Me: [staffer], why is so difficult to get an answer to a simple yes or no question after five days do you think. I mean, we are through the omnibus bill for now, and that was the reason you gave me last time we spoke. Why is this hard do you suppose?
[staffer]: (getting annoyed now). I don't know Casey but I am going to put you into [CoS's] voice mail and you can talk to him.
[CoS] voicemail: Hi this is [CoS]. I will be out of the office from Nov. 22 through Nov. 26th. Please leave me a message....[blah, blah, blah]
Hmmmmmm. Time to call [staffer] back. I call [staffer] back and I am put into her voice mail. I call [staffer] back and speak to [staffer #2]. I tell [staffer #2] that I am trying to call [staffer #1] back because she put me into [CoS's] voicemail and I need to get an answer
On hold: trying to transfer. Wow, I got cutoff!! Calling again, I ask to talk to [staffer #1] ... please put me on hold....oops, after three minutes on hold they put me back into [CoS's] voicemail. Oh dear, time to call back. Hi, is [staffer #1] there?
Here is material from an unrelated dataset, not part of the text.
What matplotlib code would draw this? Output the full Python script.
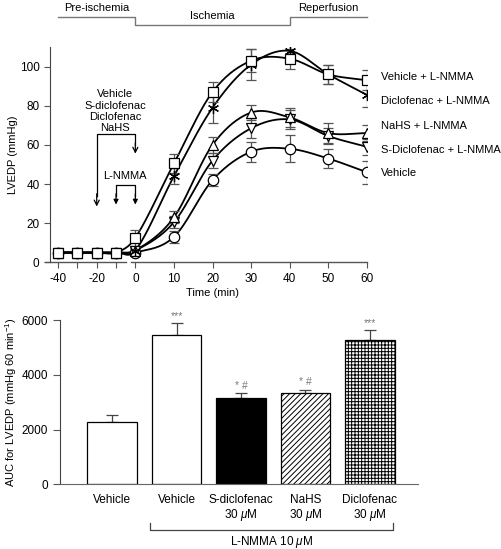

I don't mind holding...What [staffer #1] stepped away from her desk? You know, I just called and she was on her phone, and I'm starting to think she's avoiding me....Sure, I can hold ..[wating for four or five minutes...] Casey, it's [CoS], I'll have an answer for you in a minute.
Me: Oh okay [CoS], thanks.
So here's the upshot. They called [CoS] on vacation in [vacation place] to get an answer an make sure it was okay to give out that answer. From the staff, it's a yes. Not so much loud and proud, as whispering from a distance. Say, from-Seattle-type distance.
Now it was their turn to question me....how do I feel about the matter. I told them, blah, blah, blah, and then debated the staff into a corner and got bored and said I had to go wash my socks. Okay, I made up the socks part, but my three year old conveniently started begging for popcorn, and Motherhood calls.
So that's the story.
We hear some local media may be reporting soon that Sweeney's a DeLay Rule man. We'll let you know when we hear more.